積水ハウスの環境住宅として歴史を刻んだ3棟、「サステナブル デザイン ラボラトリー(風の家)」、「ゼロエミッションハウス(あしたの家)」。そして2010年に横浜APECで公開した「観環居(木の家)」を公開する「積水ハウス エコ・ファースト パーク」
「1999年に“環境未来計画”を当社・積水ハウスは業界に先駆けて発表した。当時はマスコミの方々にも“住宅会社が何を?”という反応だった」と積水ハウスの代表取締役会長兼CEOの和田勇氏が当時を振り返った。
同社がこの“環境未来計画”を発表したのは、世界初のハイブリッドカー「トヨタ・プリウス」がデビューして2年後である。「住宅産業はこの程度の認識のされ方だった」とも和田氏は述懐する。
2015年5月19日、積水ハウスが埼玉県・古河市の関東工場敷地内に「積水ハウス エコ・ファースト パーク」を開所した、積水ハウス記者会見の会場で和田勇会長は続ける。「住宅産業はかねてより(持ち前の職人のスキルが主体の)“ローテク産業の代表格”とされてきたが、いまや環境対応機能が集結した“超ハイテク産業”に変わった。環境性能は大きく画期的に進化している」という。

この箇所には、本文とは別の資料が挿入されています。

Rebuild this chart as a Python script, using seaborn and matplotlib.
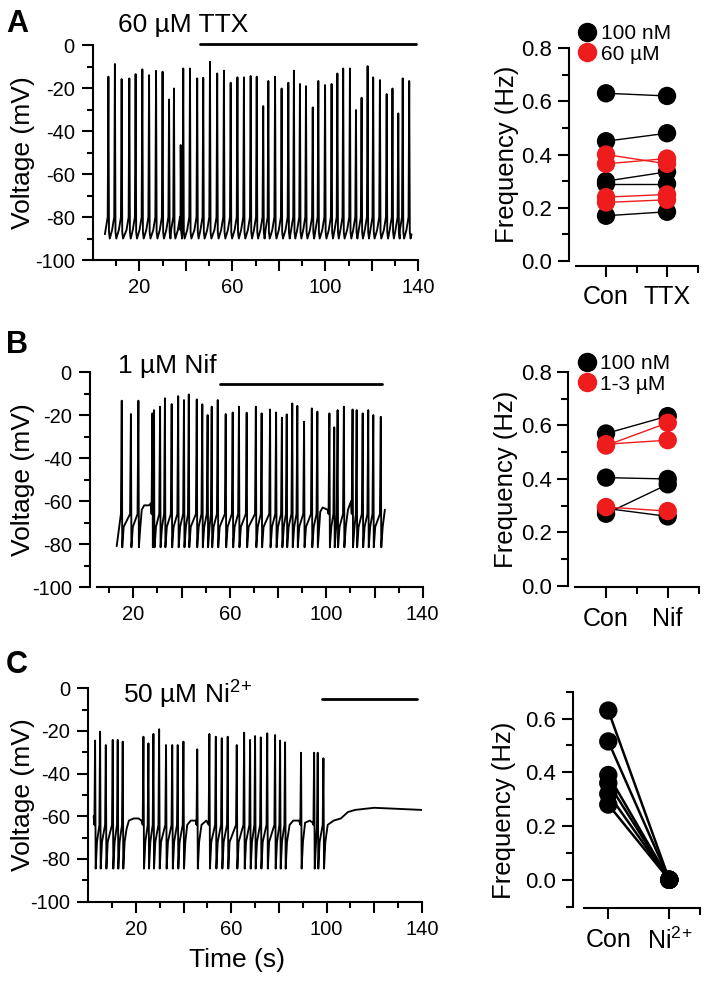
import pandas as pd
import matplotlib
matplotlib.use("Agg")
import matplotlib.pyplot as plt
import seaborn as sns
from matplotlib.lines import Line2D

RED = "#ee1c1c"

# ---- Panel A trace (spike times in s, spike peaks in mV) ----
a_spike_t = [6.7, 9.5, 12.4, 15.7, 18.4, 21.3, 24.2, 27.2, 30.0, 32.8, 34.9, 37.8, 38.9,
             41.8, 44.9, 47.5, 50.4, 53.5, 56.4, 59.3, 62.2, 65.0, 67.9, 70.5, 73.3, 75.5,
             78.4, 81.2, 84.1, 86.5, 89.1, 91.7, 94.6, 97.0, 99.9, 102.7, 105.2, 107.7,
             110.6, 113.2, 115.6, 118.2, 120.6, 123.5, 126.4, 128.9, 131.4, 133.3, 136.1]
a_spike_v = [-14.7, -8.8, -15.8, -15.5, -13.5, -11.3, -14.0, -12.0, -12.4, -25.3, -20.2, -46.5, -10.9,
             -10.9, -15.5, -15.2, -7.8, -13.2, -11.9, -17.5, -15.0, -15.0, -14.4, -14.7, -28.4, -16.7,
             -14.7, -20.2, -17.5, -11.9, -18.1, -19.1, -29.0, -16.7, -18.6, -18.1, -13.2, -10.9,
             -10.9, -30.2, -24.5, -9.8, -15.0, -16.3, -22.8, -20.2, -31.8, -15.5, -16.7]
a_rest_t = [5.2, 137.1]
a_rest_v = [-88.0, -88.0]
a_bar = [46, 139]

# ---- Panel B trace ----
b_spike_t = [15.2, 19.0, 22.1, 27.9, 28.6, 31.1, 33.1, 35.9, 38.6, 41.0, 43.0, 46.3, 48.6,
             50.8, 52.5, 55.0, 58.3, 61.2, 63.8, 67.0, 70.8, 73.2, 76.7, 79.2, 81.6, 83.6,
             85.9, 88.0, 90.8, 94.0, 96.3, 101.3, 103.3, 104.7, 107.3, 110.9, 112.6, 115.1,
             117.4, 119.5, 122.6]
b_spike_v = [-13.3, -19.5, -13.3, -19.2, -17.7, -16.1, -12.2, -14.9, -11.2, -13.0, -10.4, -12.7, -15.0,
             -20.0, -16.1, -13.0, -19.5, -18.8, -16.1, -18.9, -16.1, -19.2, -17.4, -18.8, -21.2, -19.7,
             -14.6, -15.7, -23.1, -16.9, -18.4, -19.2, -25.7, -17.7, -16.1, -17.4, -17.7, -19.2,
             -17.7, -20.0, -20.8]
b_rest_t = [13.1, 23.5, 24.5, 26.5, 27.3, 97.5, 98.5, 100.5, 109.0, 110.3, 124.3]
b_rest_v = [-81.0, -64.0, -62.0, -62.0, -61.0, -65.0, -63.0, -64.0, -64.0, -60.0, -64.0]
b_bar = [56, 123]

# ---- Panel C trace ----
c_spike_t = [2.8, 4.9, 7.3, 10.2, 12.3, 14.4, 23.1, 25.2, 27.3, 29.7, 32.6, 35.2, 37.5, 39.9,
             45.7, 50.8, 53.5, 56.0, 58.5, 62.3, 65.4, 67.9, 70.0, 72.4, 75.1, 78.4, 80.5, 82.6,
             89.3, 94.8, 96.3, 98.7]
c_spike_v = [-24.5, -20.3, -26.6, -24.2, -24.2, -25.0, -22.7, -25.8, -21.4, -19.2, -26.6, -26.6, -26.6, -25.0,
             -28.6, -21.4, -22.7, -23.4, -22.7, -26.6, -20.8, -24.2, -22.4, -23.0, -21.1, -21.9, -24.5, -25.3,
             -30.2, -30.2, -30.2, -32.8]
c_rest_t = [2.2, 16.0, 17.0, 19.0, 21.0, 22.3, 41.5, 43.0, 45.0, 47.5, 49.5, 84.5, 86.0, 88.5,
            91.0, 93.0, 94.2, 100.5, 103.0, 106.0, 109.0, 112.0, 120.0, 130.0, 140.0]
c_rest_v = [-60.0, -66.0, -62.0, -61.0, -61.0, -62.0, -64.0, -62.0, -62.0, -64.0, -62.0, -64.0, -62.0, -62.0,
            -63.0, -62.0, -63.0, -64.0, -62.0, -61.0, -58.0, -57.0, -56.0, -56.5, -57.0]
c_bar = [98, 138]

# ---- Frequency data (Hz), paired control vs drug ----
a_conditions = ["Con", "TTX"]
a_black_con = [0.63, 0.45, 0.30, 0.29, 0.17]
a_black_drug = [0.62, 0.48, 0.335, 0.29, 0.185]
a_red_con = [0.40, 0.365, 0.24, 0.22]
a_red_drug = [0.365, 0.385, 0.25, 0.23]
a_groups = ["100 nM", "60 \u00b5M"]

b_conditions = ["Con", "Nif"]
b_black_con = [0.57, 0.405, 0.27, 0.29]
b_black_drug = [0.635, 0.40, 0.38, 0.26]
b_red_con = [0.525, 0.53, 0.295]
b_red_drug = [0.61, 0.545, 0.28]
b_groups = ["100 nM", "1-3 \u00b5M"]

c_conditions = ["Con", r"Ni$^{2\!+}$"]
c_con = [0.63, 0.515, 0.39, 0.36, 0.32, 0.28]
c_drug = [0.0, 0.0, 0.0, 0.0, 0.0, 0.0]


def build_trace(spike_t, spike_v, rest_t, rest_v, pre, post):
    """Join spike peaks and resting points into one voltage trace"""
    pts = list(zip(rest_t, rest_v))
    for t, v in zip(spike_t, spike_v):
        pts += [(t + dt, dv) for dt, dv in pre]
        pts.append((t, v))
        pts += [(t + dt, dv) for dt, dv in post]
    pts.sort(key=lambda p: p[0])
    return pd.DataFrame(pts, columns=["time", "voltage"])


def paired_frame(con_vals, drug_vals, group, start_id=0):
    rows = []
    for i, (c, d) in enumerate(zip(con_vals, drug_vals)):
        rows.append({"pair": start_id + i, "group": group, "pos": 0, "freq": c})
        rows.append({"pair": start_id + i, "group": group, "pos": 1, "freq": d})
    return pd.DataFrame(rows)


def style_trace_axis(ax, xlim, label_x, show_xlabel=False):
    ax.set_xlim(*xlim)
    ax.set_ylim(-100, 0)
    ax.set_yticks(range(-100, 1, 20))
    ax.set_yticks(range(-90, 0, 20), minor=True)
    ax.set_xticks(range(20, 141, 20))
    ax.set_xticklabels(["20", "", "60", "", "100", "", "140"])
    ax.set_xticks(range(10, 141, 20), minor=True)
    ax.spines[["top", "right"]].set_visible(False)
    ax.tick_params(which="major", length=8, width=1.5, labelsize=14.5, pad=5)
    ax.tick_params(which="minor", length=4.5, width=1.5)
    ax.set_ylabel("Voltage (mV)", fontsize=19)
    ax.yaxis.set_label_coords(label_x, 0.5)
    if show_xlabel:
        ax.set_xlabel("Time (s)", fontsize=19)
        ax.xaxis.set_label_coords(0.446, -0.215)
    else:
        ax.set_xlabel("")


def draw_trace(ax, df, bar, bar_level):
    sns.lineplot(data=df, x="time", y="voltage", estimator=None, sort=False,
                 color="black", linewidth=1.35, ax=ax)
    ax.plot(bar, [bar_level, bar_level], color="black", linewidth=2.0, clip_on=False)


def draw_pairs(ax, frames, palette, lw=1.0):
    df = pd.concat(frames, ignore_index=True)
    sns.lineplot(data=df, x="pos", y="freq", hue="group", units="pair", estimator=None,
                 palette=palette, linewidth=lw, legend=False, ax=ax)
    for grp in palette:
        sns.scatterplot(data=df[df["group"] == grp], x="pos", y="freq", color=palette[grp],
                        s=175, edgecolor="none", legend=False, ax=ax, zorder=3)


def style_pair_axis(ax, conditions, ylim, yticks, yminor, xlim, xminor, left_off, bottom_off, label_xy):
    ax.set_xlim(*xlim)
    ax.set_ylim(*ylim)
    ax.set_xticks([0, 1])
    ax.set_xticklabels(conditions)
    ax.set_xticks(xminor, minor=True)
    ax.set_yticks(yticks)
    ax.set_yticklabels([f"{v:.1f}" for v in yticks])
    ax.set_yticks(yminor, minor=True)
    ax.spines[["top", "right"]].set_visible(False)
    ax.spines["left"].set_position(("outward", left_off))
    ax.spines["bottom"].set_position(("outward", bottom_off))
    ax.tick_params(axis="y", which="major", length=8, width=1.5, labelsize=16, pad=4)
    ax.tick_params(axis="x", which="major", length=8, width=1.5, labelsize=18, pad=6)
    ax.tick_params(which="minor", length=5, width=1.5)
    ax.set_xlabel("")
    ax.set_ylabel("Frequency (Hz)", fontsize=18.5)
    ax.yaxis.set_label_coords(*label_xy)


def add_legend(ax, groups, colors, x_px, y_px, fig):
    handles = [Line2D([], [], marker="o", linestyle="none", color=c, markersize=13) for c in colors]
    ax.legend(handles, groups, loc="center left", frameon=False, fontsize=15,
              bbox_to_anchor=(x_px / 708, 1 - y_px / 982), bbox_transform=fig.transFigure,
              borderpad=0, borderaxespad=0, handlelength=0.8, handletextpad=0.25,
              labelspacing=0.05)


def make_figure():
    sns.set_style("ticks")
    plt.rcParams["font.family"] = ["Liberation Sans", "DejaVu Sans"]
    plt.rcParams["mathtext.fontset"] = "custom"
    plt.rcParams["mathtext.rm"] = "Liberation Sans"
    plt.rcParams["mathtext.default"] = "regular"
    plt.rcParams["axes.unicode_minus"] = False
    plt.rcParams["axes.linewidth"] = 1.5
    plt.rcParams["axes.edgecolor"] = "black"
    plt.rcParams["axes.labelcolor"] = "black"
    plt.rcParams["text.color"] = "black"
    plt.rcParams["xtick.color"] = "black"
    plt.rcParams["ytick.color"] = "black"
    plt.rcParams["xtick.labelcolor"] = "black"
    plt.rcParams["ytick.labelcolor"] = "black"

    fig = plt.figure(figsize=(7.08, 9.82), dpi=100)

    # Voltage traces
    ax_a = fig.add_axes([0.1311, 0.7352, 0.4597, 0.2189])
    ax_b = fig.add_axes([0.1270, 0.4022, 0.4701, 0.2189])
    ax_c = fig.add_axes([0.1249, 0.0818, 0.4708, 0.2173])

    trace_a = build_trace(a_spike_t, a_spike_v, a_rest_t, a_rest_v,
                          pre=[(-1.2, -86), (-0.3, -80)], post=[(0.25, -87), (0.6, -90)])
    trace_b = build_trace(b_spike_t, b_spike_v, b_rest_t, b_rest_v,
                          pre=[(-0.35, -66)], post=[(0.2, -81.5), (0.8, -72)])
    trace_c = build_trace(c_spike_t, c_spike_v, c_rest_t, c_rest_v,
                          pre=[(-0.3, -64)], post=[(0.25, -84.5), (0.8, -72)])

    draw_trace(ax_a, trace_a, a_bar, 0.4)
    draw_trace(ax_b, trace_b, b_bar, -5.6)
    draw_trace(ax_c, trace_c, c_bar, -5.0)

    style_trace_axis(ax_a, (0, 140), -0.178)
    style_trace_axis(ax_b, (2, 140), -0.165)
    ax_b.spines["bottom"].set_bounds(5, 140)
    style_trace_axis(ax_c, (0, 140), -0.160, show_xlabel=True)

    # Frequency pairs
    ax_ar = fig.add_axes([0.8129, 0.7342, 0.1723, 0.2169])
    ax_br = fig.add_axes([0.8124, 0.4033, 0.1743, 0.2179])
    ax_cr = fig.add_axes([0.8247, 0.0767, 0.1637, 0.2189])

    pal_a = {a_groups[0]: "black", a_groups[1]: RED}
    draw_pairs(ax_ar, [paired_frame(a_black_con, a_black_drug, a_groups[0]),
                       paired_frame(a_red_con, a_red_drug, a_groups[1], 100)], pal_a)
    pal_b = {b_groups[0]: "black", b_groups[1]: RED}
    draw_pairs(ax_br, [paired_frame(b_black_con, b_black_drug, b_groups[0]),
                       paired_frame(b_red_con, b_red_drug, b_groups[1], 100)], pal_b)
    draw_pairs(ax_cr, [paired_frame(c_con, c_drug, "all")], {"all": "black"}, lw=1.8)

    style_pair_axis(ax_ar, a_conditions, (0, 0.8), [0.0, 0.2, 0.4, 0.6, 0.8], [0.1, 0.3, 0.5, 0.7],
                    (-0.5, 1.5), [0.5, 1.5], 5, 3.6, (-0.463, 0.5))
    style_pair_axis(ax_br, b_conditions, (0, 0.8), [0.0, 0.2, 0.4, 0.6, 0.8], [0.1, 0.3, 0.5, 0.7],
                    (-0.5, 1.5), [0.5, 1.5], 5, 1, (-0.464, 0.5))
    style_pair_axis(ax_cr, c_conditions, (-0.1, 0.7), [0.0, 0.2, 0.4, 0.6], [-0.1, 0.1, 0.3, 0.5, 0.7],
                    (-0.4, 1.5), [1.5], 8, 1, (-0.586, 0.45))

    add_legend(ax_ar, a_groups, ["black", RED], 578.7, 44, fig)
    add_legend(ax_br, b_groups, ["black", RED], 578.4, 374, fig)

    # Drug labels and panel letters
    fig.text(118 / 708, 1 - 32 / 982, "60 \u00b5M TTX", fontsize=19, va="baseline")
    fig.text(118 / 708, 1 - 373 / 982, "1 \u00b5M Nif", fontsize=19, va="baseline")
    fig.text(123 / 708, 1 - 704 / 982, "50 \u00b5M Ni$^{2\\!+}$", fontsize=19, va="baseline")
    for letter, ypx in [("A", 32), ("B", 353), ("C", 673)]:
        fig.text(6 / 708, 1 - ypx / 982, letter, fontsize=22, fontweight="bold", va="baseline")

    fig.savefig("out.png", dpi=100)
    plt.close(fig)


if __name__ == "__main__":
    make_figure()
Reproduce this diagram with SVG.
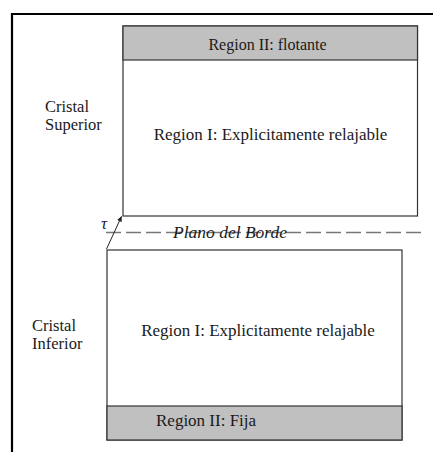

積水ハウスは住宅のリーディングカンパニーとして、業界に先駆け環境配慮の取組みを推進してきた。1999年の「環境未来計画」の発表に続き、2005年の「サステナブル宣言」、そして2006年の東京・国立市における実証実験住宅「サステナブル デザイン ラボラトリー」、2008年に洞爺湖サミット会場に建設した「ゼロエミッションハウス」など。これら実績から、積水ハウスは2008年6月に環境省から住宅・建設業界で初めて「エコ・ファースト企業」として認定を受け、その後、着実に歩みを進めた。そして2010年には横浜APECで公開した「観環居」を建設した。これらの3棟を移築し、「積水ハウス エコ・ファースト パーク」として公開。開所を記念した植樹式・メダカの放流式が、生物多様性の広報、教育、普及啓発を推進する、環境省、農林水産省、国土交通省が参加を呼びかけている「グリーン ウェイブ活動」の一環として実施された。
「エコ・ファースト企業」とは、環境省が創設した「エコ・ファースト制度」のもとで地球温暖化対策、廃棄物適正処理、リサイクル対策など、対環境保全策などの取り組みについて、“業界のトップランナー”として環境大臣に認定された企業のことである。
積水ハウスは「エコ・ファーストの約束」として「家庭部門及び事業活動に伴うCO2排出量削減の積極的推進」「生態系ネットワーク復活の積極的推進」「資源循環の徹底的推進」の3つを掲げ、事業を通じて実践してきた。
まず、住宅会社として“家庭部門及び事業活動に伴うCO2排出量削減を積極的に推進”する。第2に、“生態系ネットワークの復活を積極的に推進”することを掲げ、第3に住宅建設企業として生産・施工・アフターメンテナンス・リフォーム時のゼロエミッション(埋め立てゼロ、熱回収を伴わない焼却ゼロ)を継続し、マテリアルリサイクル率90%を目指し“資源循環の取り組みを徹底的に推進”するとしている。
積水ハウスが関東工場に住宅建設企業として開設した「エコ・ファースト パーク」は、同社の環境住宅として歴史を刻んだ前述3棟、実証実験住宅「サステナブル デザイン ラボラトリー(風の家)」、「ゼロエミッションハウス(あしたの家)」。そして2010年に横浜APECで公開した「観環居(木の家)」を公開するテーマパークと言えそうだ。
あわせて、この3棟が並ぶ敷地には、積水ハウスが環境保全のために2001年から取り組んできた生態系保全を掲げた「5本の樹」計画に基づいた庭「生きものの庭」が造られた。
同時に住宅解体ならびに新建設に伴って排出された廃材・資源を「人的作業の手作業による分別・リサイクルする事業」も「積水ハウス エコ・ファースト パーク」として積極的に行ない、公開する。
同施設では学生や親子を対象とした参加型公開社会教育プログラムを推進するため、有識者とともに「積水ハウス エコ・ファースト パーク運営協議会」(会長:山中 敏正 筑波大学芸術系長 教授)を設立し、共に継続発展を目指すという。会見で山中教授は「この施設では環境に関する様々な可能性を見出すことが出来る。次世代を担う学生、子どもたちが環境に対する意識を高めるばになってほしい」と期待を寄せた。また、同社は「住まいと環境に関心を持つ、子どもから大人までの幅広い層が学べる場として、社会に広く公開し、将来を担う次世代育成に注力したい。教育機関、NPO、市民団体等多様な方々と協働し、社会のお役に立てる施設を目指す。」としている。